Sökülebilir Tasarım: Döngüsel Ekonomiye Açılan Kapı
Düşük teknolojili, ancak son derece etkili bir sürdürülebilir tasarım yaklaşımı olan Sökülebilir Tasarım (Design for Disassembly - DfD), yapıları yaşam döngülerinin sonunda yeniden kullanılabilir parçalara ayırabilmeyi hedefler. Böylece inşaat atıkları azalır, kaynaklar korunur ve yapı elemanları ikinci bir yaşam şansı bulur.
Avrupa’da CIRCuIT (Circular Construction in Regenerative Cities) projesi kapsamında Kopenhag ve Hamburg gibi şehirlerde uygulamaya konulan sökülebilir yapılar, bu yaklaşımın pratikte nasıl çalıştığını gösteriyor. Modüler tasarım, yapıştırıcı yerine mekanik bağlantı elemanları ve geri dönüştürülebilir malzeme kullanımı, bu projelerin merkezinde yer alıyor.

Belçika merkezli Rotor Deconstruction ofisi ise, binaların dikkatlice sökülüp malzemelerinin yeniden kullanıma kazandırılması konusunda uzmanlaşarak döngüsel ekonomi ilkelerini pratiğe dönüştürüyor. Bu yaklaşım, inşaat sektöründe atık azaltımı ve kaynak verimliliğini teşvik eden düşük teknolojili sürdürülebilirlik örnekleri arasında öne çıkıyor.

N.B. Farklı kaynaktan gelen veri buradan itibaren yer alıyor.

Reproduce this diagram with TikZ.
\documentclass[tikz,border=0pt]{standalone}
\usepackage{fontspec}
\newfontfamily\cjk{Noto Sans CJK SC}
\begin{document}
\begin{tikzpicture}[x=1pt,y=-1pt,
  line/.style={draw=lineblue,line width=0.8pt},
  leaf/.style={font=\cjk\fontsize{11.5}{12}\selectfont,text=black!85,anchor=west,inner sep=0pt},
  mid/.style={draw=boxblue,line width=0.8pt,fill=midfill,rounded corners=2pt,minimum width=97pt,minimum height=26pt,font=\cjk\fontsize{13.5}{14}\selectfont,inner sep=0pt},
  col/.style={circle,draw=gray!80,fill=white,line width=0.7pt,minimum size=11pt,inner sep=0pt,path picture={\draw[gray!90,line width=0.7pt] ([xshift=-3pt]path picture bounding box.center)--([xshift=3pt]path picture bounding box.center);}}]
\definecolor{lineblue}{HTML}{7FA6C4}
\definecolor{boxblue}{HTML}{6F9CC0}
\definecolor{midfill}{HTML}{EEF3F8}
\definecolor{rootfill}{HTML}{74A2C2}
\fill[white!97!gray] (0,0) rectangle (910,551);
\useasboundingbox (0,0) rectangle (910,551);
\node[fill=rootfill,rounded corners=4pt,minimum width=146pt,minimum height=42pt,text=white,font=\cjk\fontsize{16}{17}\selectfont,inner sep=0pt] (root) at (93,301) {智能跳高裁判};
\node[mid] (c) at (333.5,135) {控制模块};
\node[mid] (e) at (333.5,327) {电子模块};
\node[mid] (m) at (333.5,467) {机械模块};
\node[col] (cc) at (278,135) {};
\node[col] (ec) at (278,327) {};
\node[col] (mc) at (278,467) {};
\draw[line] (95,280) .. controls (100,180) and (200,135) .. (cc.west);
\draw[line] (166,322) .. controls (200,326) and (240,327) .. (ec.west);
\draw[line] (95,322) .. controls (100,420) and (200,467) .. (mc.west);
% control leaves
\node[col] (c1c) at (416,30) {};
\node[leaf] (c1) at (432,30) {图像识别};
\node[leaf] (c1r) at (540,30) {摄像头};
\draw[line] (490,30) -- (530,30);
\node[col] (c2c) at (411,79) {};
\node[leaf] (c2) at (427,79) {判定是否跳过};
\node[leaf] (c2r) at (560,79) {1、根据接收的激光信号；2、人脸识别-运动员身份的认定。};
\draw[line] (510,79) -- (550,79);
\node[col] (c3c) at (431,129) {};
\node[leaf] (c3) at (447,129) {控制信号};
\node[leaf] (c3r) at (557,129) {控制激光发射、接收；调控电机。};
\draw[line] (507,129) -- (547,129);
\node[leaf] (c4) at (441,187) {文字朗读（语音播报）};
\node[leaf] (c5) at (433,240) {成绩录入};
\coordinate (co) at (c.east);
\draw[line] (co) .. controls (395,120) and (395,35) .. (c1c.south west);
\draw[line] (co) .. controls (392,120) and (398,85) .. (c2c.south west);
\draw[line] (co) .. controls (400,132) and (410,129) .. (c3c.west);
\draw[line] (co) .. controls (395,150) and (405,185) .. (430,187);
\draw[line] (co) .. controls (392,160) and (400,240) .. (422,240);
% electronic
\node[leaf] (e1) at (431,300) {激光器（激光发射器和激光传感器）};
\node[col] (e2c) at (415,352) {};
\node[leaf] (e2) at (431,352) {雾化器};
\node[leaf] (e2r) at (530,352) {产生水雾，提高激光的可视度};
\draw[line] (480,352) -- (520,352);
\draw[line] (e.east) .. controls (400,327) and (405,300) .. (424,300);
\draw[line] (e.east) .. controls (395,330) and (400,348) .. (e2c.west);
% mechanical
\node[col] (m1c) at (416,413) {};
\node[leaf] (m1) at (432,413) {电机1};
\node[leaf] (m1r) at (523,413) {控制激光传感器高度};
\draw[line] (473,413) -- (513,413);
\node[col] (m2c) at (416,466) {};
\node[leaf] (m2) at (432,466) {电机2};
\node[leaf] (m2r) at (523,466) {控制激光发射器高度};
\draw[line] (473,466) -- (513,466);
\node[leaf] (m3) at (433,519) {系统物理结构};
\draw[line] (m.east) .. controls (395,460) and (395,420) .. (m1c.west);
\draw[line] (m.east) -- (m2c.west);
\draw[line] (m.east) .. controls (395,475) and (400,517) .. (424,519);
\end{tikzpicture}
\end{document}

FAR frohn&rojas: Malzeme Sadeliklerinde Yenilik
Berlin merkezli mimarlık ofisi FAR frohn&rojas, projelerinde yerel, yenilenebilir malzemeleri ve yalın yapım tekniklerini öne çıkararak sürdürülebilirliği ön planda tutuyor. Bu yaklaşımla, mimarlık ofisi teknolojik karmaşıklığın sürdürülebilirlikte şart olmadığını gösteriyor.
Berlin’deki Wohnregal projesinde FAR, endüstriyel depolarda kullanılan ön döküm beton panelleri konut tasarımına uyarlayarak ekonomik, hızlı ve esnek bir yapı kurgusu sunuyor. Mimarlık ofisi açık planlı mekânlar, doğal havalandırma ve gün ışığı kullanımı sayesinde enerji tüketimini en aza indiriyor. Bu da gösteriyor ki, sürdürülebilirlik çoğu zaman yüksek teknoloji yerine bilinçli sadeleşme ile elde edilebiliyor.
Sürdürülebilir Mimarinin Gücü
İleri teknoloji, elbette mimarlıkta önemli rol oynamaya devam edecek. Ancak bu teknolojileri, basit, esnek ve kaynak verimli yaklaşımlarla dengelemek gerekir. Mimarlar, önerilen teknolojik çözümlerin yalnızca görsel ya da pazarlama odaklı değil; çevresel etkileri gerçekten azaltan, uygulanabilir çözümler olup olmadığını sorgulamalı.
Pasif güneş tasarımı, doğal havalandırma, yerel malzeme kullanımı gibi düşük teknolojili stratejiler; düşük maliyetli, erişilebilir ve etkili çözümler sunarak sürdürülebilir mimaride ön plana çıkmaktadır. Bu yöntemler yalnızca çevreyle değil; toplumsal ve ekonomik bağlamlarla da uyumlu yapılar ortaya koyar.

İklim Krizinin Çözümü
Gerçek yenilik, çoğu zaman daha fazlasını inşa etmekte değil; daha bilinçli tasarlamakta yatar. Sürdürülebilir mimaride ölçülülüğü, sadeliği ve temel tasarım ilkelerini yeniden gündeme almak, iklim krizine verilen tepkiyi daha etkili ve uzun vadeli hâle getirebilir.
Sökülebilir tasarım, malzeme sadeliği, pasif tasarım ilkeleri ve yerel bilgiye dayalı inşa yöntemleri; mimarlığın geleceğinde, çevreye duyarlı ve esnek çözümler üretmek için güçlü araçlardır.
Geleceğin Anahtarı Sürdürülebilir Mimaride
İklim kriziyle mücadelede mimarlığın rolü yalnızca yeni teknolojilere yatırım yapmak değil; aynı zamanda nasıl tasarladığımızı, nasıl inşa ettiğimizi ve mekânlarla nasıl ilişki kurduğumuzu yeniden düşünmektir. Sürdürülebilir mimari, geleceğin sürdürülebilir yapıları için en güçlü araç olabilir.
Yenilik, bazen ileri gitmek değil; doğru noktada durabilmek ve sade olanın gücünü hatırlamaktır.